Senate Majority Leader Mark Norris of Collierville introduced Republican Sen. Jeff Mullis of Chickamauga, Ga., during a floor session on Wednesday.
Norris joked that Mullis was not in exile because of his position on the Georgia-Tennessee border dispute.
Republican Sen. Todd Gardenhire of Chattanooga gave Mullis a signed coffee cup of water to take back to Atlanta.
Georgia lawmakers argue that an 1818 survey misplaced what should have been the state line at 35th parallel. If Tennessee’s southern border stretched along the parallel, Georgia could take water from the Tennessee River.
The resolution calls for Georgia’s attorney general to sue if negotiations with Tennessee fail.
I caught up with Sen. Mullis right after the story ran. He told me, “My perspective is that when there is a disagreement, you should talk before litigation. I said from the beginning I was going to vote no and say nothing” He also stressed he works with Tennessee often and did not bring the water issue up on his recent trip.

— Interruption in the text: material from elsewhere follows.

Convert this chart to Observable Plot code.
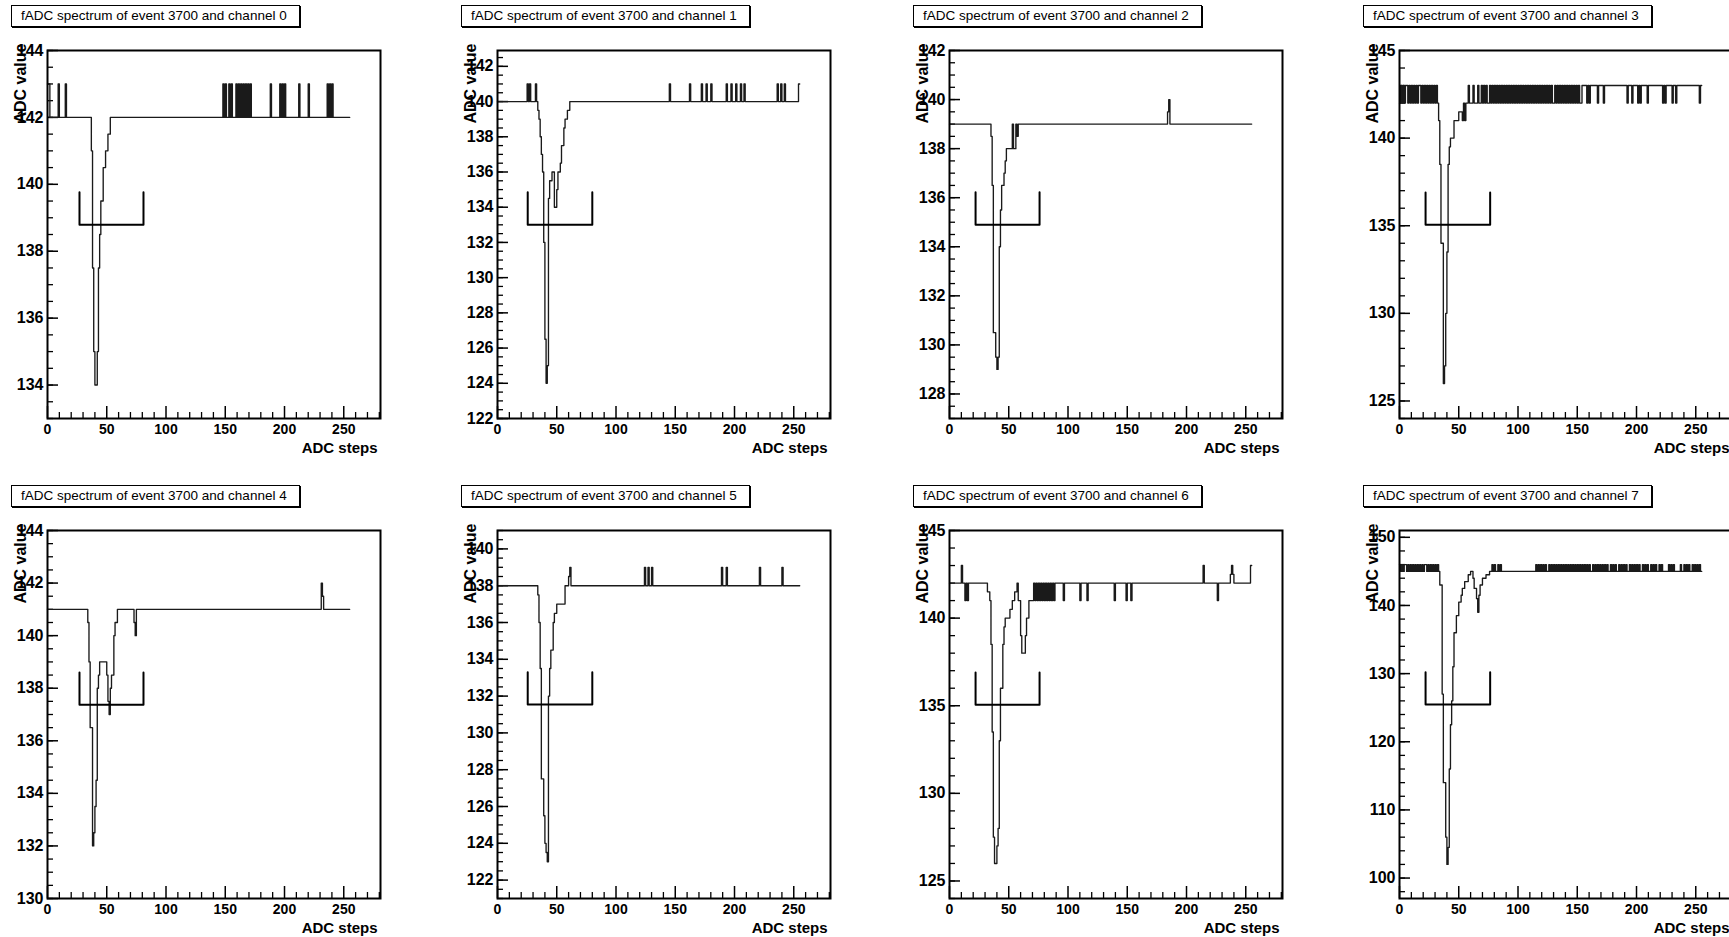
<!DOCTYPE html>
<html><head><meta charset="utf-8">
<script src="https://cdn.jsdelivr.net/npm/d3@7"></script>
<script src="https://cdn.jsdelivr.net/npm/@observablehq/plot@0.6"></script>
<style>
html,body{margin:0;padding:0;background:#fff;overflow:hidden;width:1729px;height:937px;}
#root{position:relative;width:1729px;height:937px;overflow:hidden;background:#fff;}
.cell{position:absolute;width:451px;height:480px;}
.title{position:absolute;left:11px;top:5px;width:289px;height:22px;box-sizing:border-box;border:1px solid #000;box-shadow:1px 1px 0 #000;
 font:13.5px "Liberation Sans",Arial,sans-serif;line-height:20px;padding-left:9px;white-space:nowrap;color:#000;background:#fff;}
.cell svg{position:absolute;left:0;top:30px;}
</style></head>
<body><div id="root"></div>
<script>
// ---------- data ----------
const channels = [0,1,2,3,4,5,6,7];
const eventNo = 3700;
const xTicks = [0,50,100,150,200,250];
const xMinorTicks = [10,20,30,40,60,70,80,90,110,120,130,140,160,170,180,190,210,220,230,240,260,270,280];
const xDomain = [0,281];
const sampleEnd = 255;
const yDomains = [[133,144],[122,142.9],[127,142],[124,145],[130,144],[121,141],[124,145],[97,151]];
const yTicks = [
  [134,136,138,140,142,144],
  [122,124,126,128,130,132,134,136,138,140,142],
  [128,130,132,134,136,138,140,142],
  [125,130,135,140,145],
  [130,132,134,136,138,140,142,144],
  [122,124,126,128,130,132,134,136,138,140],
  [125,130,135,140,145],
  [100,110,120,130,140,150]
];
const yMinorStep = [0.5,0.5,0.5,1,0.5,0.5,1,2];

// waveform: [sample, value] change points, and single-sample spikes
const ch0Steps = [[0,143],[2,142],[37,141],[38,137.5],[39,135],[40,134],[42,135],[43,137.5],[44,138.5],[45,139.5],[47,140.5],[49,141],[51,141.5],[53,142]];
const ch0Spikes = [[9,143],[15,143],[148,143],[150,143],[153,143],[155,143],[159,143],[161,143],[163,143],[165,143],[167,143],[169,143],[171,143],[188,143],[196,143],[198,143],[200,143],[212,143],[220,143],[236,143],[238,143],[240,143]];
const ch1Steps = [[0,140],[34,139.5],[35,139],[36,138],[37,137],[38,136],[39,132],[40,126.5],[41,124],[42,125],[43,134.5],[44,135.5],[46,136],[48,134],[50,135],[51,136],[53,136.5],[54,137.5],[56,138.5],[57,139],[59,139.5],[61,140]];
const ch1Spikes = [[25,141],[27,141],[32,141],[145,141],[162,141],[172,141],[176,141],[180,141],[193,141],[197,141],[201,141],[205,141],[208,141],[236,141],[239,141],[242,141],[254,141]];
const ch2Steps = [[0,139],[35,138.5],[36,136.5],[37,130.5],[39,129.5],[40,129],[41,129.5],[42,134],[43,135.5],[44,136.5],[46,137],[47,137.5],[48,138],[53,139],[54,138],[56,139],[57,138.5],[58,139]];
const ch2Spikes = [[184,139.5],[185,140]];
const ch3Steps = [[0,142],[33,141],[34,138.5],[35,134],[37,126],[38,127],[39,130],[40,133.5],[41,138.5],[42,139.5],[43,140],[46,141],[50,141.5],[53,141],[54,142],[55,141],[56,142],[154,143]];
const ch3Spikes = [[1,143],[3,143],[5,143],[6,143],[8,143],[10,143],[12,143],[14,143],[16,143],[17,143],[19,143],[21,143],[23,143],[25,143],[27,143],[29,143],[31,143],
  [58,143],[62,143],[66,143],[69,143],[71,143],[73,143],[76,143],[78,143],[80,143],[82,143],[84,143],[86,143],[88,143],[90,143],[92,143],[94,143],[96,143],[98,143],[100,143],[102,143],[104,143],[106,143],[108,143],[110,143],[112,143],[114,143],[116,143],[118,143],[120,143],[122,143],[124,143],[126,143],[128,143],[131,143],[133,143],[135,143],[137,143],[139,143],[141,143],[143,143],[145,143],[147,143],[149,143],[151,143],
  [158,142],[160,142],[167,142],[172,142],[192,142],[196,142],[201,142],[203,142],[209,142],[222,142],[224,142],[230,142],[233,142],[253,142]];
const ch4Steps = [[0,141],[34,140.5],[35,139],[36,136.5],[38,132],[39,132.5],[40,133.5],[41,134.5],[42,138],[43,138.5],[44,139],[50,138.5],[51,137.5],[52,137],[53,138],[54,138.5],[56,140],[57,140.5],[59,141],[73,140.5],[74,140],[75,141]];
const ch4Spikes = [[231,142],[232,141.5]];
const ch5Steps = [[0,138],[34,137.5],[35,136],[36,133.5],[37,127.5],[39,125.5],[40,124],[41,123.5],[42,123],[43,132],[44,133.5],[45,134.5],[47,136],[48,136.5],[50,137],[57,138],[60,138.5],[61,139],[62,138]];
const ch5Spikes = [[124,139],[127,139],[130,139],[189,139],[193,139],[221,139],[240,139]];
const ch6Steps = [[0,142],[10,143],[11,142],[13,141],[14,142],[15,141],[16,142],[32,141.5],[34,141],[35,138.5],[36,133.5],[37,127.5],[38,126],[40,127],[41,128],[42,133],[43,136],[45,138.5],[46,139.5],[47,140],[51,140.5],[53,141],[55,141.5],[57,142],[58,141],[60,139],[61,138],[64,139],[65,140],[67,141],[71,142]];
const ch6Spikes = [[72,141],[74,141],[76,141],[78,141],[80,141],[82,141],[84,141],[86,141],[88,141],[96,141],[110,141],[116,141],[139,141],[149,141],[153,141],[214,143],[226,141],[237,142.5],[238,143],[239,142.5],[254,143]];
const ch7Steps = [[0,145],[34,143],[36,127],[37,114],[39,106],[40,102],[41,104.5],[42,116],[43,122.5],[44,126],[45,131],[46,136],[48,138.5],[50,140.5],[52,141.5],[53,142.5],[55,143.5],[58,144.5],[60,145],[62,144],[63,142.5],[65,141],[66,139],[67,141.5],[68,143],[70,144],[73,144.5],[76,145]];
const ch7Spikes = [[0,146],[2,146],[4,146],[5,146],[7,146],[9,146],[11,146],[13,146],[15,146],[17,146],[19,146],[21,146],[22,146],[24,146],[26,146],[28,146],[30,146],[32,146],
  [78,146],[80,146],[83,146],[85,146],
  [115,146],[117,146],[119,146],[121,146],[123,146],[126,146],[128,146],[130,146],[132,146],[134,146],[136,146],[138,146],[140,146],[142,146],[144,146],[146,146],[148,146],[150,146],[152,146],[154,146],[156,146],[158,146],[160,146],[163,146],[165,146],[167,146],[169,146],[171,146],[173,146],[175,146],[178,146],[180,146],[182,146],[185,146],[187,146],[189,146],[191,146],[194,146],[196,146],[198,146],[200,146],[202,146],[205,146],[207,146],[209,146],[212,146],[214,146],[216,146],[219,146],[221,146],[227,146],[229,146],[231,146],[237,146],[240,146],[242,146],[244,146],[247,146],[249,146],[251,146],[253,146]];
const stepsByChannel = [ch0Steps,ch1Steps,ch2Steps,ch3Steps,ch4Steps,ch5Steps,ch6Steps,ch7Steps];
const spikesByChannel = [ch0Spikes,ch1Spikes,ch2Spikes,ch3Spikes,ch4Spikes,ch5Spikes,ch6Spikes,ch7Spikes];

// threshold bracket per channel
const bracketX1 = [27,25.5,22,22,27,25.5,22,22];
const bracketX2 = [81,80,76,76.5,81,80,76,76.5];
const bracketLevel = [138.79,133.0,134.9,135.05,137.37,131.54,135.05,125.45];
const bracketTop = [139.76,134.85,136.22,136.9,138.6,133.29,136.9,130.2];

// ---------- layout ----------
const colLeft = [0,450,902,1352];
const rowTop = [0,480];
const W = 451, H = 450, mL = 47, mR = 71, mT = 20, mB = 62;
const fw = W - mL - mR, fh = H - mT - mB;
const font = "Liberation Sans, Arial, Helvetica, sans-serif";

function decode(steps, spikes){
  const vals = [];
  let j = 0;
  for (let i = 0; i < sampleEnd; i++){
    while (j + 1 < steps.length && steps[j+1][0] <= i) j++;
    vals[i] = steps[j][1];
  }
  for (const [x, v] of spikes) vals[x] = v;
  const pts = vals.map((v, i) => ({x: i, y: v}));
  pts.push({x: sampleEnd, y: vals[sampleEnd - 1]});
  return pts;
}

const root = document.getElementById("root");
channels.forEach((c, i) => {
  const cell = document.createElement("div");
  cell.className = "cell";
  cell.style.left = colLeft[i % 4] + "px";
  cell.style.top = rowTop[Math.floor(i / 4)] + "px";
  const t = document.createElement("div");
  t.className = "title";
  t.textContent = `fADC spectrum of event ${eventNo} and channel ${c}`;
  cell.appendChild(t);

  const series = decode(stepsByChannel[i], spikesByChannel[i]);
  const bracket = [
    {x: bracketX1[i], y: bracketTop[i]}, {x: bracketX1[i], y: bracketLevel[i]},
    {x: bracketX2[i], y: bracketLevel[i]}, {x: bracketX2[i], y: bracketTop[i]}
  ];
  const [y0, y1] = yDomains[i];
  const minorY = d3.range(Math.ceil(y0 / yMinorStep[i]) * yMinorStep[i], y1 + 1e-9, yMinorStep[i]);

  const svg = Plot.plot({
    width: W, height: H, marginLeft: mL, marginRight: mR, marginTop: mT, marginBottom: mB,
    x: {domain: xDomain, axis: null},
    y: {domain: yDomains[i], axis: null},
    style: {fontFamily: font, background: "transparent", color: "#000"},
    marks: [
      Plot.tickY(minorY, {y: d => d, insetRight: fw - 6, stroke: "#000", strokeWidth: 1.3}),
      Plot.tickY(yTicks[i], {y: d => d, insetRight: fw - 11, stroke: "#000", strokeWidth: 1.5}),
      Plot.tickX(xMinorTicks, {x: d => d, insetTop: fh - 6, stroke: "#000", strokeWidth: 1.3}),
      Plot.tickX(xTicks, {x: d => d, insetTop: fh - 12, stroke: "#000", strokeWidth: 1.5}),
      Plot.line(series, {x: "x", y: "y", curve: "step-after", stroke: "#1a1a1a", strokeWidth: 1.35}),
      Plot.line(bracket, {x: "x", y: "y", stroke: "#000", strokeWidth: 2}),
      Plot.frame({stroke: "#000", strokeWidth: 2}),
      Plot.text(yTicks[i], {y: d => d, text: d => String(d), frameAnchor: "left", lineAnchor: "middle", textAnchor: "end", dx: -4,
        fontSize: 16, fontWeight: "bold", fill: "#000"}),
      Plot.text(xTicks, {x: d => d, text: d => String(d), frameAnchor: "bottom", lineAnchor: "middle", dy: 11,
        fontSize: 14, fontWeight: "bold", fill: "#000"}),
      Plot.text(["ADC steps"], {text: d => d, frameAnchor: "bottom-right", lineAnchor: "middle", textAnchor: "end", dx: -3, dy: 30,
        fontSize: 15, fontWeight: "bold", fill: "#000"}),
      Plot.text(["ADC value"], {text: d => d, frameAnchor: "top-left", lineAnchor: "middle", rotate: -90, textAnchor: "end", dx: -27, dy: -7,
        fontSize: 16, fontWeight: "bold", fill: "#000"})
    ]
  });
  cell.appendChild(svg);
  root.appendChild(cell);
});
</script>
</body></html>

Mullis said, “Speaker Ralston and I went up about a year a half ago and met with leadership and the Tennessee Deputy Governor, which is like the Chief of Staff in Georgia. They said that no one from Georgia has ever talked to us about it . We need to start talking first.”
I talked to Brad Carver of Hall, Booth, Smith law firm. Carver was the moving force behind the resolution. He’s happy the resolution passed. He hopes the Governor will sign it. He thinks it will open the door to a number of win-win negotiations between Georgia and Tennessee.
Sen. Bill Cowsert (R-Athens) also voted against the resolution. He says he thinks Carver is absolutely right and has a very good case to get the border to it’s historical and accurate 35th Parallel. The water dispute with Tennessee is born of a border dispute on the books since 1818.
Cowsert’s issue is with the relevance of dealing with this in the legislature. “We dealt with the 5 years ago and faced ridicule for dealing with something beyond the scope of legislative action,” Cowsert said. The legislature can’t file lawsuits, so HR 4 really has no teeth. He went on to say, “I am very confident we are on sound footing with the claim. It would be a slam dunk of a lawsuit. The legislature encouraged Governor Perdue to take action 5 years ago but in the midst of the Tri-State Water War, didn’t want to be provocative and that was the right decision at that time.”
House Resolution 4 passed overwhelmingly in both chambers of the Georgia Legislature. This resolution can go forward without the Governor’s signature, but the Governor is considering signing it. But this debate isn’t over and I tend to thing there needs to be some discussion between the Governors of Tennessee and Georgia, the Attorneys General of Tennessee and Georgia and the Congressional delegations of both states. That is where legally this will be solved.
More to come of this. Let’s have some water.